Была и обратная ситуация: оккупант мечтал съездить за линию разграничения, в часть Франции, еще не подконтрольную нацистам. Вернер Ланге в 1942 году готовил в Париже ту самую выставку Арно Брекера. До войны Брекер жил и работал в Париже, и на него повлиял Аристид Майоль (1861–1944). Тот в начале войны уехал в Баньюльс, родной город на юге Франции, который тогда остался в свободной зоне. Для выставки Брекера нужны были скульптуры Майоля, и Ланге вызвался съездить за демаркационную линию — попросить работы у мастера. Он упоминает, что Майоль мог бы и сам приехать в Париж, но дело было в другом: «Истинная причина моих ухищрений была в том, что я мечтал пересечь демаркационную линию и увидеть жизнь в свободной зоне. Может быть, я искал довоенную Францию, которую так любил». Ланге вспоминает поездку с почти детским восторгом: как он, военный, переоделся в гражданскую одежду и сел в ночной поезд, чтобы выиграть время, какой была переправа через Луару, как немецкий капрал при проверке документов удивился, что немец едет на французскую сторону. Дом Майолей был розового цвета находился недалеко от пляжа, день был теплый и солнечный, скульптор и его гость пили вино, потом пошли в мастерскую. На следующий день Ланге завтракал с Майолями, гулял по городу, затем поехал в Ниццу, где увидел американских солдат. Ланге пишет, что очень хотел зайти в местное казино, для этого ему оформили именную «карту легитимности». Через три года в окруженном Красной армией Берлине она оказалась его единственным документом — все остальное сгорело. Он показал ее русскому патрульному, который остановил его. 

Ланге назвался французским рабочим, которого угнали в Германию и специально говорил по-немецки с ошибками.

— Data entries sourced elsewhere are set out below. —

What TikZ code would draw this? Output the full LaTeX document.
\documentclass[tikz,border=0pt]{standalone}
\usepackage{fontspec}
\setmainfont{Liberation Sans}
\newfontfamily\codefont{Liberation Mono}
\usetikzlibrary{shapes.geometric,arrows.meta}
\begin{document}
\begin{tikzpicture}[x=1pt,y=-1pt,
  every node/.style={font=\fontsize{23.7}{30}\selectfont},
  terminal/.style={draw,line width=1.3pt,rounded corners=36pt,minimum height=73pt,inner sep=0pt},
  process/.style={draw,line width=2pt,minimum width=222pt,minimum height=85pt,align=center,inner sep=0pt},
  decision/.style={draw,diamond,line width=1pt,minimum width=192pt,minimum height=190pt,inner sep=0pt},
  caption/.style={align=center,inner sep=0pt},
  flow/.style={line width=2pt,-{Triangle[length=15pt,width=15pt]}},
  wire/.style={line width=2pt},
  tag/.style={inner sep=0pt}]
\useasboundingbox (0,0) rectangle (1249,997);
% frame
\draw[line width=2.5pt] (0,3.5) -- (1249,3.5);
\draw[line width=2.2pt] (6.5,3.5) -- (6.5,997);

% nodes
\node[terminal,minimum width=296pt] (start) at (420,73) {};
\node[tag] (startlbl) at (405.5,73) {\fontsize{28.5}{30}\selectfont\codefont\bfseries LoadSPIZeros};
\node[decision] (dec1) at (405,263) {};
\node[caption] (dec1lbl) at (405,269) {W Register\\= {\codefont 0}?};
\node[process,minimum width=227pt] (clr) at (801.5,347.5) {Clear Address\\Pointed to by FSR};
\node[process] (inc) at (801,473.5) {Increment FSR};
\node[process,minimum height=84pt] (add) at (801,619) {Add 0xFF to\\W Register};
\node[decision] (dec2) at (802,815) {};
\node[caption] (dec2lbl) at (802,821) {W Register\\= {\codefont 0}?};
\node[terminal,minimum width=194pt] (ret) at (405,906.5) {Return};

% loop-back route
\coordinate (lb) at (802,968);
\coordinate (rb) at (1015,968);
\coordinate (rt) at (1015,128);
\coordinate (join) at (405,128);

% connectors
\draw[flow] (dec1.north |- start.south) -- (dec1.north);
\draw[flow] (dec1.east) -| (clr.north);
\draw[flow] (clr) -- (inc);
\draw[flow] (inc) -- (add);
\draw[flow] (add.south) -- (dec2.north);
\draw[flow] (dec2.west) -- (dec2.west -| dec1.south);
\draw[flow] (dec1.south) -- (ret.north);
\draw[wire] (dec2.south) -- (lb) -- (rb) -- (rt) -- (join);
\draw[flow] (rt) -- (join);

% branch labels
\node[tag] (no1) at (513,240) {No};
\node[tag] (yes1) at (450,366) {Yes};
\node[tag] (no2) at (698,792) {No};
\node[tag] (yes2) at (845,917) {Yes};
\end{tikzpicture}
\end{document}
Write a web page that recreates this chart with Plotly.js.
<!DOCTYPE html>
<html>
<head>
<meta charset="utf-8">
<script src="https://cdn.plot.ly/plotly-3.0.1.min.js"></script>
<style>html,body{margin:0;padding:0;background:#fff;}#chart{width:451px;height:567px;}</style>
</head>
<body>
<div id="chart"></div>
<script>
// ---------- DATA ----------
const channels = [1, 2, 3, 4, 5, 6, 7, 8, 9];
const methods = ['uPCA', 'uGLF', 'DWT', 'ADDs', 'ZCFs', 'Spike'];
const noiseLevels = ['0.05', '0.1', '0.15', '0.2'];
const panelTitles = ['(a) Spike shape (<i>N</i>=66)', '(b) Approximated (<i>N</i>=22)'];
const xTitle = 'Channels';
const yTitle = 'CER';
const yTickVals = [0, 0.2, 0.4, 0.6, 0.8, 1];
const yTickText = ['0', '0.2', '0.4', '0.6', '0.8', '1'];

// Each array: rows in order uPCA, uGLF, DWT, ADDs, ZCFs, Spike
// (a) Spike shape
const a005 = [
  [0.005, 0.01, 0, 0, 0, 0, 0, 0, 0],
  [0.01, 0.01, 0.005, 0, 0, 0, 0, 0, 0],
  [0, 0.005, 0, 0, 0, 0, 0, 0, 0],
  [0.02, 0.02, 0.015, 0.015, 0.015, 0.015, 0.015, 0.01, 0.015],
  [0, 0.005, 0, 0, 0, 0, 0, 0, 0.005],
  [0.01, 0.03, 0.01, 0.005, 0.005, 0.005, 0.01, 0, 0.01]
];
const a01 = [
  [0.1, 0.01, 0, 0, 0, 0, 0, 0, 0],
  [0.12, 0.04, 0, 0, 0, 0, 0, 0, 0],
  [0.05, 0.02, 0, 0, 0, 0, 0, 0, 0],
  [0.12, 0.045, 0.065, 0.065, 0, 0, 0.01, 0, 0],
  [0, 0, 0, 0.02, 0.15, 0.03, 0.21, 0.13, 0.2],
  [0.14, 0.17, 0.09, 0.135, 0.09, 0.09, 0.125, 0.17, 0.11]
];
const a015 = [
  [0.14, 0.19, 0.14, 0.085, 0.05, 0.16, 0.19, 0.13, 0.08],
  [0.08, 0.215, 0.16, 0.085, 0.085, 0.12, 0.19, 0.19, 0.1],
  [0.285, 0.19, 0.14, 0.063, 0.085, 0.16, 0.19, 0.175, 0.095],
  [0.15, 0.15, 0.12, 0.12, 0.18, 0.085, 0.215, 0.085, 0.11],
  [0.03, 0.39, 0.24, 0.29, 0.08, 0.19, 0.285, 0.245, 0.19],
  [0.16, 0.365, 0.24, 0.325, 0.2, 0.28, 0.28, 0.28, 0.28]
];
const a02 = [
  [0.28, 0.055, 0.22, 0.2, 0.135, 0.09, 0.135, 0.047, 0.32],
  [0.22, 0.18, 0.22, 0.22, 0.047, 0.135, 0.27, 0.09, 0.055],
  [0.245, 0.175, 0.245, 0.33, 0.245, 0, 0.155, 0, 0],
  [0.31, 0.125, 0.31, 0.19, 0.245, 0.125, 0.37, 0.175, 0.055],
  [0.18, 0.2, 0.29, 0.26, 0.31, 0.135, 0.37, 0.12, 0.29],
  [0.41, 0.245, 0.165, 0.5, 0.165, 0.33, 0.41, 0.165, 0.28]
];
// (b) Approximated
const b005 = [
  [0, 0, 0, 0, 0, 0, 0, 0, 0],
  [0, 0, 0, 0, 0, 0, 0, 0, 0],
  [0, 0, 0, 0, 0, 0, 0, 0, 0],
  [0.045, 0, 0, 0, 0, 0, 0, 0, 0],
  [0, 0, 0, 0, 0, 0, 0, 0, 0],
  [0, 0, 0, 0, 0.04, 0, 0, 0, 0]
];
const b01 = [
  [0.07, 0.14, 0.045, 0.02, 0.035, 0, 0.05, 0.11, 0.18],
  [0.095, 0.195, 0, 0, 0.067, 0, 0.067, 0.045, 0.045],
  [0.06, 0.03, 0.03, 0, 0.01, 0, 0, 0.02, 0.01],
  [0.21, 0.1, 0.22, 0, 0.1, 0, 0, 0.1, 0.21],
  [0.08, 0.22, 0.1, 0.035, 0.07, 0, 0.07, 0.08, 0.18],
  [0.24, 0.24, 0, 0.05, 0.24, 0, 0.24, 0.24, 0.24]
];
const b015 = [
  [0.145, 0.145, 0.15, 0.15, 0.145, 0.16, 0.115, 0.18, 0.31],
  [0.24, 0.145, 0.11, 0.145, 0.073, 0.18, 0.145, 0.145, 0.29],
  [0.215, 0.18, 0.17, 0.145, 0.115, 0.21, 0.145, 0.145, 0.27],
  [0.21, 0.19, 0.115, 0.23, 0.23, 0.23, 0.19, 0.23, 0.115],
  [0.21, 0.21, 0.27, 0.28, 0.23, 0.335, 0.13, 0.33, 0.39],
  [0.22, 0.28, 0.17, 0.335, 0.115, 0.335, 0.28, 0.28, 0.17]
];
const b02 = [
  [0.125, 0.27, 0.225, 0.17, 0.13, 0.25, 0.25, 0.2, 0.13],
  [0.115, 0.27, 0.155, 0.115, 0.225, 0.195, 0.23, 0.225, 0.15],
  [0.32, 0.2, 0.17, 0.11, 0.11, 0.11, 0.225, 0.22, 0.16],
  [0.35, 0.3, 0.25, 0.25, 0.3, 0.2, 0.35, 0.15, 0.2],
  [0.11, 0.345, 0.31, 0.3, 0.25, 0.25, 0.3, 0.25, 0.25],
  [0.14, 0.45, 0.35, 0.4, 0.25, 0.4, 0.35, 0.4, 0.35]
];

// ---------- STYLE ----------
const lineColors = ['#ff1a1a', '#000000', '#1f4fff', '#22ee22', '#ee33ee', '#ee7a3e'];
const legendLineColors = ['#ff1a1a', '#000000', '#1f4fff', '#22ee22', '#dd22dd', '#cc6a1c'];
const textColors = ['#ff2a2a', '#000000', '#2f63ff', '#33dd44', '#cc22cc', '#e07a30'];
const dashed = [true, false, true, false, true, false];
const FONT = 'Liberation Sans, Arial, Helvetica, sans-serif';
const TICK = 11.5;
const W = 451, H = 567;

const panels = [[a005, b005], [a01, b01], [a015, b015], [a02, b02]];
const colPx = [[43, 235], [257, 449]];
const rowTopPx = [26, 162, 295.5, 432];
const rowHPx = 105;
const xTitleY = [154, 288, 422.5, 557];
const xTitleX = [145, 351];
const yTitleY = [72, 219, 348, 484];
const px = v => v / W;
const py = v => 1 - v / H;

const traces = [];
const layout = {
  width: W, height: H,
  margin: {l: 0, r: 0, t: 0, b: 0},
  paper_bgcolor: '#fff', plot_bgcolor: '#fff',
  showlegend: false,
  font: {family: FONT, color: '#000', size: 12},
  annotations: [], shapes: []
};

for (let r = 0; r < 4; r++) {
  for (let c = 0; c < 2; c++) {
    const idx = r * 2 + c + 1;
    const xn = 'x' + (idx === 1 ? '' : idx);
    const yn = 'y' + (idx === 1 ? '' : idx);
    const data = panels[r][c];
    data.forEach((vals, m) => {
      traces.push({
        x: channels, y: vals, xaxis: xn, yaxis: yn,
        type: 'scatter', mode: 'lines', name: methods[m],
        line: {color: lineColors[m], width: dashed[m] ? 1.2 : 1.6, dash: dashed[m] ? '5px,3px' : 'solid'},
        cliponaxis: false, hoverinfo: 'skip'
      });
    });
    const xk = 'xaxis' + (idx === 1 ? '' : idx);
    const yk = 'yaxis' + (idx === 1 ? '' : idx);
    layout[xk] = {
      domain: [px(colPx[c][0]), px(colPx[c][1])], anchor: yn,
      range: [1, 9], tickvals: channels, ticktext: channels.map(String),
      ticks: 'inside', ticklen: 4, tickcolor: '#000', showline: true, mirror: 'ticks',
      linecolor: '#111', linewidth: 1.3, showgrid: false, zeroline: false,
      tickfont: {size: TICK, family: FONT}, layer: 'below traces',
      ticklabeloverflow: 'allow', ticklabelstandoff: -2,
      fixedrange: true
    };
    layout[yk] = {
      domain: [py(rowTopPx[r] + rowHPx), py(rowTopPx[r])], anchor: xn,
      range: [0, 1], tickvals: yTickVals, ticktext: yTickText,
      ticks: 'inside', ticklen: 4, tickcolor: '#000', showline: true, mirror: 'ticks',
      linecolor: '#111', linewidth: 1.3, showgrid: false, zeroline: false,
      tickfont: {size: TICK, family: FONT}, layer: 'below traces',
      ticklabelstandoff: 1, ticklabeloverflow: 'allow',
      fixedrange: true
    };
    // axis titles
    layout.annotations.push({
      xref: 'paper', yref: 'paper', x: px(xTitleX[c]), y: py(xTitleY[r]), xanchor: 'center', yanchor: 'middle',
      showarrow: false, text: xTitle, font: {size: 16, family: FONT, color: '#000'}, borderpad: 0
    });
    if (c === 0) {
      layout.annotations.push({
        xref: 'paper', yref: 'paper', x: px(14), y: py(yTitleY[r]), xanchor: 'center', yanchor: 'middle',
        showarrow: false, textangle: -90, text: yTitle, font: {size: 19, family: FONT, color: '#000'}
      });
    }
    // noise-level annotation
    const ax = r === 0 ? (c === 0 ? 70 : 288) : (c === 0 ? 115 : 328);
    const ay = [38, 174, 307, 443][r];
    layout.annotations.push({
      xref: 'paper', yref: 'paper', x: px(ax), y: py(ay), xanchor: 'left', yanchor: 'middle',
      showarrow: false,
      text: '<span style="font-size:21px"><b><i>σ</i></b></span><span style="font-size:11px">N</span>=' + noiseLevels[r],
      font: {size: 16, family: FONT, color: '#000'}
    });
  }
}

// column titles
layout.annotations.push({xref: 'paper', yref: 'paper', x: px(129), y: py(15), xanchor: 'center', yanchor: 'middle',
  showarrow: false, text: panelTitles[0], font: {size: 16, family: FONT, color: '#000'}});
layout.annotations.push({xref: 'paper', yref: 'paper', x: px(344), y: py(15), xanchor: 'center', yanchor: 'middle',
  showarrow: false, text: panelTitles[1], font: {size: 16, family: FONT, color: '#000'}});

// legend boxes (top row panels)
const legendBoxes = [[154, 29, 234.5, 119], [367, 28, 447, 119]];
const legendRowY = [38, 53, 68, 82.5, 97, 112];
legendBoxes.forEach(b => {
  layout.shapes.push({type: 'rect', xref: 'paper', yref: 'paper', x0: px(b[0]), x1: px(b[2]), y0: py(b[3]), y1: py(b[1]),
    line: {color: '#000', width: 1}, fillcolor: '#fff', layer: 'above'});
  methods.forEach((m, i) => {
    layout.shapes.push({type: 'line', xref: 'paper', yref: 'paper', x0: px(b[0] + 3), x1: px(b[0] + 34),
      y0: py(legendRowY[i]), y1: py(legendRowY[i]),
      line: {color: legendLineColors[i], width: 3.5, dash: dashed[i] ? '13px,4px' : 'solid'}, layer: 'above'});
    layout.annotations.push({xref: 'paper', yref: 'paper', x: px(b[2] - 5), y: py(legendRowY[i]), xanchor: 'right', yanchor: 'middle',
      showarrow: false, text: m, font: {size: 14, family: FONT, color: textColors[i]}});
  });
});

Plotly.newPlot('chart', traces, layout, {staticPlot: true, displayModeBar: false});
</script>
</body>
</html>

Русский патрульный поверил, угостил сигаретой и пожелал удачно вернуться во Францию.

Ланге считает, что если бы красноармейцы знали, что перед ними офицер Вермахта, его бы отправили «в лагерь на окраине России».

А Арно Брекер, к слову, ездил к Майолю в 1943 году, когда «свободной зоны» уже не было. И хотя публично Майоль дистанцировался от участия в открытии его парижской выставки, личная встреча, по воспоминаниям Ланге, была теплой. Брекер сделал выразительный портрет Майоля.

Судьба Вернера Ланге — одна из многих. История немецко-французских отношений к началу Второй мировой была длинной и сложной, а после унизительного для Германии Версальского мирного договора часть общества жаждала реванша. Победы над удачливым историческим соперником — государством, у которого были обширные колонии. Тем не менее сосуществование в Париже французов и немцев не похоже на непрерывную борьбу насмерть. «В течение всего моего пребывания в Париже я сделал все, что смог, чтобы не вести себя как оккупант, — пишет Ланге. — Не посещал „немецкие лагеря“ и имел очень мало контактов с немцами вне службы. Особенно избегал общаться с людьми из посольства и его окружения». Сила Ланге была в том, что он сделал выбор задолго до войны, полюбив французскую культуру, и следовал этому ориентиру. После войны он вернулся во Францию. Публиковать воспоминания при жизни он не стремился: они увидели свет только в 2015 году.